# START OF Data lines
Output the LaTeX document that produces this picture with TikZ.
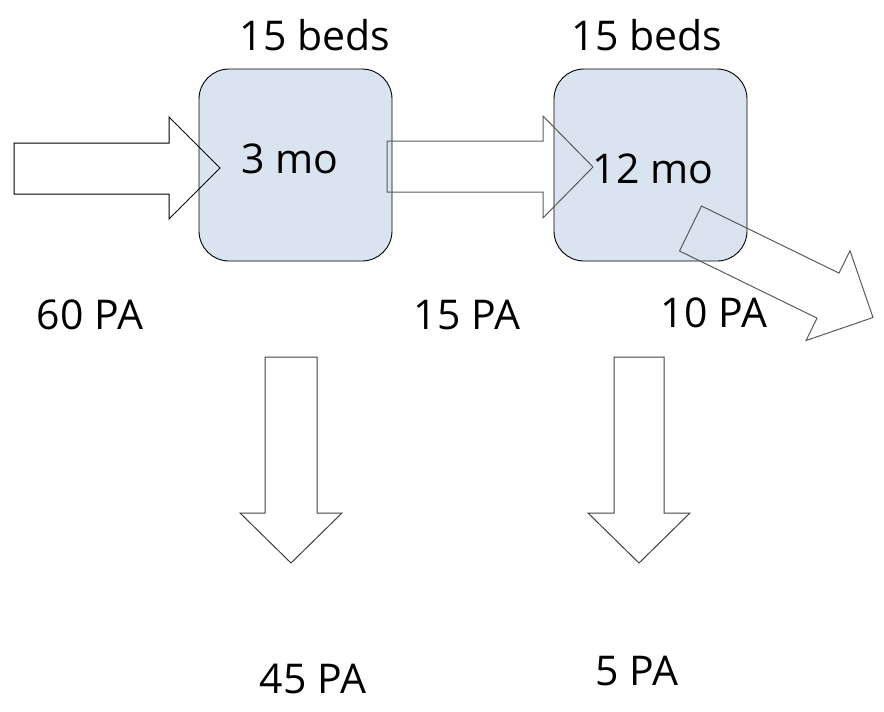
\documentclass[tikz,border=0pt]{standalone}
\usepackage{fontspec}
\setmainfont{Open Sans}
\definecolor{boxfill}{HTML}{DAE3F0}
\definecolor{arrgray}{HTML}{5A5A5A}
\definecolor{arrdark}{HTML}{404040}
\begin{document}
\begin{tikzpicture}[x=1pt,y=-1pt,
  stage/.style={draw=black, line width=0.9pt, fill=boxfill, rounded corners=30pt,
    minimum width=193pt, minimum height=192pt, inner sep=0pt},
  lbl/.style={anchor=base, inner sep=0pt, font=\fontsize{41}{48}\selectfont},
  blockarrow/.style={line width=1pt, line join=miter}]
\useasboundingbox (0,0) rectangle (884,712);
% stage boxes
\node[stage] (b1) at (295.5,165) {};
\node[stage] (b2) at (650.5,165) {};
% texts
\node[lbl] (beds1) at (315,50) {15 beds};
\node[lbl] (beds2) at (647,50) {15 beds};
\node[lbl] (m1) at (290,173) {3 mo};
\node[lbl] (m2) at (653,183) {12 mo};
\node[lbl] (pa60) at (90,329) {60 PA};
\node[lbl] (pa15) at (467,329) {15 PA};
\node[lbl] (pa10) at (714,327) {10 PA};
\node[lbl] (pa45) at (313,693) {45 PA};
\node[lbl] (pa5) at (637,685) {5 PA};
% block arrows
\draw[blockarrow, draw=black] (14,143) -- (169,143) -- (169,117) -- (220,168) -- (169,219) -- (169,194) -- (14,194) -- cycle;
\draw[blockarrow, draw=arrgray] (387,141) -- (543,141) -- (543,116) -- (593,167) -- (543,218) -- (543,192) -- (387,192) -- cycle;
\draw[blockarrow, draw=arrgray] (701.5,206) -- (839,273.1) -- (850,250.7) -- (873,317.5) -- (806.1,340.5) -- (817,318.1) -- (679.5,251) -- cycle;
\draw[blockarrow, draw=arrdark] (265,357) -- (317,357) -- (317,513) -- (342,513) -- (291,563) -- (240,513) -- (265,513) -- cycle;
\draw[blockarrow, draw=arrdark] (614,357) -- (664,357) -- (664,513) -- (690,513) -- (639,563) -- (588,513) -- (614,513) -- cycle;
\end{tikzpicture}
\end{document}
# END OF Data lines
▶ [What you will do]
From the listing, extract all text exactly as given and drop any picture.

▶ [Exercise result]
Output the LaTeX document that produces this picture with TikZ.
\documentclass[tikz,border=0pt]{standalone}
\usepackage{fontspec}
\setmainfont{Open Sans}
\definecolor{boxfill}{HTML}{DAE3F0}
\definecolor{arrgray}{HTML}{5A5A5A}
\definecolor{arrdark}{HTML}{404040}
\begin{document}
\begin{tikzpicture}[x=1pt,y=-1pt,
  stage/.style={draw=black, line width=0.9pt, fill=boxfill, rounded corners=30pt,
    minimum width=193pt, minimum height=192pt, inner sep=0pt},
  lbl/.style={anchor=base, inner sep=0pt, font=\fontsize{41}{48}\selectfont},
  blockarrow/.style={line width=1pt, line join=miter}]
\useasboundingbox (0,0) rectangle (884,712);
% stage boxes
\node[stage] (b1) at (295.5,165) {};
\node[stage] (b2) at (650.5,165) {};
% texts
\node[lbl] (beds1) at (315,50) {15 beds};
\node[lbl] (beds2) at (647,50) {15 beds};
\node[lbl] (m1) at (290,173) {3 mo};
\node[lbl] (m2) at (653,183) {12 mo};
\node[lbl] (pa60) at (90,329) {60 PA};
\node[lbl] (pa15) at (467,329) {15 PA};
\node[lbl] (pa10) at (714,327) {10 PA};
\node[lbl] (pa45) at (313,693) {45 PA};
\node[lbl] (pa5) at (637,685) {5 PA};
% block arrows
\draw[blockarrow, draw=black] (14,143) -- (169,143) -- (169,117) -- (220,168) -- (169,219) -- (169,194) -- (14,194) -- cycle;
\draw[blockarrow, draw=arrgray] (387,141) -- (543,141) -- (543,116) -- (593,167) -- (543,218) -- (543,192) -- (387,192) -- cycle;
\draw[blockarrow, draw=arrgray] (701.5,206) -- (839,273.1) -- (850,250.7) -- (873,317.5) -- (806.1,340.5) -- (817,318.1) -- (679.5,251) -- cycle;
\draw[blockarrow, draw=arrdark] (265,357) -- (317,357) -- (317,513) -- (342,513) -- (291,563) -- (240,513) -- (265,513) -- cycle;
\draw[blockarrow, draw=arrdark] (614,357) -- (664,357) -- (664,513) -- (690,513) -- (639,563) -- (588,513) -- (614,513) -- cycle;
\end{tikzpicture}
\end{document}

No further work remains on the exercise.